What gives? You're straddling a fence, buddy. You either live in the intelligent world or you live in SPG-land with the other waterheads.
Which is it?
You've written this only because you like so many others have forgotten that it is only through the awareness of obligations initiating with a higher origin that rights become possible.
Simone Weil is in a unique position to vivify this question because she lived all its parts. She was an atheist and Marxist admired by Leon Trotsky and died a Christian mystic and intellectual influence on Pope Paul Vl. She was not a follower but instead verified her own philosophy by living it. Her life was a continual experiment in search of truth.
In The Need for Roots she elaborates on the necessary balance between obligations and rights necessary to sustain a free society that serves the soul of Man.
This isn't something we are capable of through our own volition but something that can be awakened in Man's psych with help from above in the form of "grace."
Obligations are our link to the spiritual while rights are what we personally strive for. it is obligations that make rights possible.
It might be a truism that true change in a society cannot occur unless there is a subjective change as well. There is an example of this in alcohol or drug treatment programs. Unless the person wants to change, all the counseling and the support groups will not make a person change.
For Weil, on the social level, this is true of societies as well. In her analysis of history and revolutions, she showed that every revolution ultimately replaced one form of oppression with another. For her, this showed that the reality of history is struggle for power. This is why she believed that for true change, a spiritual awakening must occur in individual conscience.

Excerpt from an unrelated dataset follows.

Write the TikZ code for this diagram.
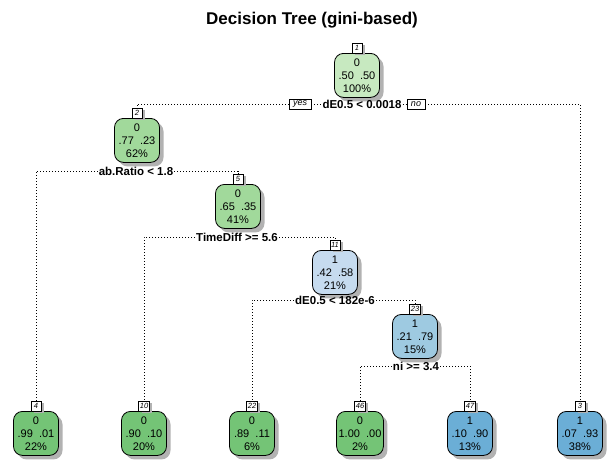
\documentclass[tikz,border=0pt]{standalone}
\usepackage{fontspec}
\setmainfont{Liberation Sans}
\usepackage{tikz}
\usetikzlibrary{shadows}

\definecolor{gnLight}{HTML}{C7E9C0}
\definecolor{gnMid}{HTML}{A1D99B}
\definecolor{gnDark}{HTML}{74C476}
\definecolor{buLight}{HTML}{C6DBEF}
\definecolor{buMid}{HTML}{9ECAE1}
\definecolor{buDark}{HTML}{6BAED6}

\begin{document}
\begin{tikzpicture}[x=1pt, y=-1pt,
    treebox/.style={draw=black, line width=0.8pt, rounded corners=9pt, minimum width=45pt,
        minimum height=44pt, inner sep=2pt, align=center, anchor=north,
        font=\fontsize{11}{13}\selectfont,
        drop shadow={shadow xshift=4pt, shadow yshift=-4pt, fill=black!30, opacity=1}},
    tag/.style={draw=black, fill=white, line width=0.5pt, inner sep=1.2pt, minimum width=10pt,
        minimum height=9.5pt, anchor=south, font=\fontsize{7.5}{8}\itshape\selectfont,
        drop shadow={shadow xshift=3pt, shadow yshift=-2pt, fill=black!30, opacity=1}},
    split/.style={font=\bfseries\fontsize{11.5}{12}\selectfont, inner sep=1pt},
    yesno/.style={draw=black, fill=white, line width=0.5pt, inner xsep=4pt, inner ysep=0.5pt,
        minimum height=9.5pt, font=\fontsize{9}{10}\itshape\selectfont},
    branch/.style={line width=0.8pt, dash pattern=on 0.8pt off 2.2pt}]

    \useasboundingbox (0,0) rectangle (613,472);
    \node[font=\bfseries\fontsize{17}{20}\selectfont] (title) at (312,20) {Decision Tree (gini-based)};

    % inner nodes
    \node[treebox, fill=gnLight] (n1) at (357,53) {0\\.50~~.50\\100\%};
    \node[tag] (t1) at (n1.north) {1};
    \node[split] (s1) at (362,104) {dE0.5 < 0.0018};
    \node[yesno] (yes1) at (300,104) {yes};
    \node[yesno] (no1) at (416,104) {no};

    \node[treebox, fill=gnMid] (n2) at (137,118) {0\\.77~~.23\\62\%};
    \node[tag] (t2) at (n2.north) {2};
    \node[split] (s2) at (136,171) {ab.Ratio < 1.8};

    \node[treebox, fill=gnMid] (n5) at (238,184) {0\\.65~~.35\\41\%};
    \node[tag] (t5) at (n5.north) {5};
    \node[split] (s5) at (237,237) {TimeDiff >= 5.6};

    \node[treebox, fill=buLight] (n11) at (335,250) {1\\.42~~.58\\21\%};
    \node[tag] (t11) at (n11.north) {11};
    \node[split] (s11) at (335,300) {dE0.5 < 182e-6};

    \node[treebox, fill=buMid] (n23) at (415,314) {1\\.21~~.79\\15\%};
    \node[tag] (t23) at (n23.north) {23};
    \node[split] (s23) at (416,366) {ni >= 3.4};

    % leaves
    \node[treebox, fill=gnDark] (n4) at (36,411) {0\\.99~~.01\\22\%};
    \node[tag] (t4) at (n4.north) {4};
    \node[treebox, fill=gnDark] (n10) at (144,411) {0\\.90~~.10\\20\%};
    \node[tag] (t10) at (n10.north) {10};
    \node[treebox, fill=gnDark] (n22) at (252,411) {0\\.89~~.11\\6\%};
    \node[tag] (t22) at (n22.north) {22};
    \node[treebox, fill=gnDark] (n46) at (360,411) {0\\1.00~~.00\\2\%};
    \node[tag] (t46) at (n46.north) {46};
    \node[treebox, fill=buDark] (n47) at (470,411) {1\\.10~~.90\\13\%};
    \node[tag] (t47) at (n47.north) {47};
    \node[treebox, fill=buDark] (n3) at (580,411) {1\\.07~~.93\\38\%};
    \node[tag] (t3) at (n3.north) {3};

    % branches
    \draw[branch] (yes1.west) -| (t2.north);
    \draw[branch] (yes1.east) -- (s1.west);
    \draw[branch] (s1.east) -- (no1.west);
    \draw[branch] (no1.east) -| (t3.north);
    \draw[branch] (s2.west) -| (t4.north);
    \draw[branch] (s2.east) -| (t5.north);
    \draw[branch] (s5.west) -| (t10.north);
    \draw[branch] (s5.east) -| (t11.north);
    \draw[branch] (s11.west) -| (t22.north);
    \draw[branch] (s11.east) -| (t23.north);
    \draw[branch] (s23.west) -| (t46.north);
    \draw[branch] (s23.east) -| (t47.north);
\end{tikzpicture}
\end{document}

Take an example: why, with all the money thrown at poverty in the US, is there still poverty? For Weil, the answer to this question is that the programs and money were directed at the wrong problems. Because they were programs by those who had for those who did not have, the misrelation in power continued — in many ways, the rich instituted programs that would continue to benefit them and maintain their hold on power.
For the sake of the recognition of obligations, politics must be directed at helping society to awaken to them. But anyone reading the paper and listening to politicians catering to interest groups can see that this is impossible. We are at a stage where there is nothing but a demand for rights. there is no collective appreciation for the necessity of collectively awakening to our sense of obligations. To do so IMO would require providing the means for society to serve the needs of the soul described later in the book.
For Simone Weil, without this supernatural world, we are left to a human world where power and force hold sway. The struggle for power is the motor of human history, she believes. It is the human condition. It is the source of human suffering and injustice. In her analysis, there is no human answer to this struggle for power, nor is it possible to stop the struggle with any form of ideology, such as Marxism or capitalism or any other form of human-made political system.
Left to our own devices, the nature of our being assures a large country devolving into a society dominated by power and force when in need. Nothing else is possible for us.
Secularism strives to substitute its platitudes for the effects of the experience of grace. it is impossible because as we are, we collectively fall victim to power and force that can only be controlled through social slavery.
The eligibility issue is a perfect example of loss of the sense of obligation. The constitution includes obligations one of which are the requirements to be president. Those with the progressive agenda seek to ignore it for what they believe to be the pursuit of "rights." The Progressive agenda considers itself as God. It cannot accept its limitations so must follow the path to social slavery.
"Humanism was not wrong in thinking that truth, beauty, liberty, and equality are of infinite value, but in thinking that man can get them for himself without grace." Simone Weil
If Obama understood this he would feel a sense of obligation to the Constitution that preserves rights. He doesn't and places himself and secular idolatry above the Constitution by intentionally avoiding his obligation to it.
Supporting the Birther movement is the support of the recognition of our obligations to the Constitution that serves to support and sustain a free society. It is the support of a necessary obligation that serves to make "rights" possible.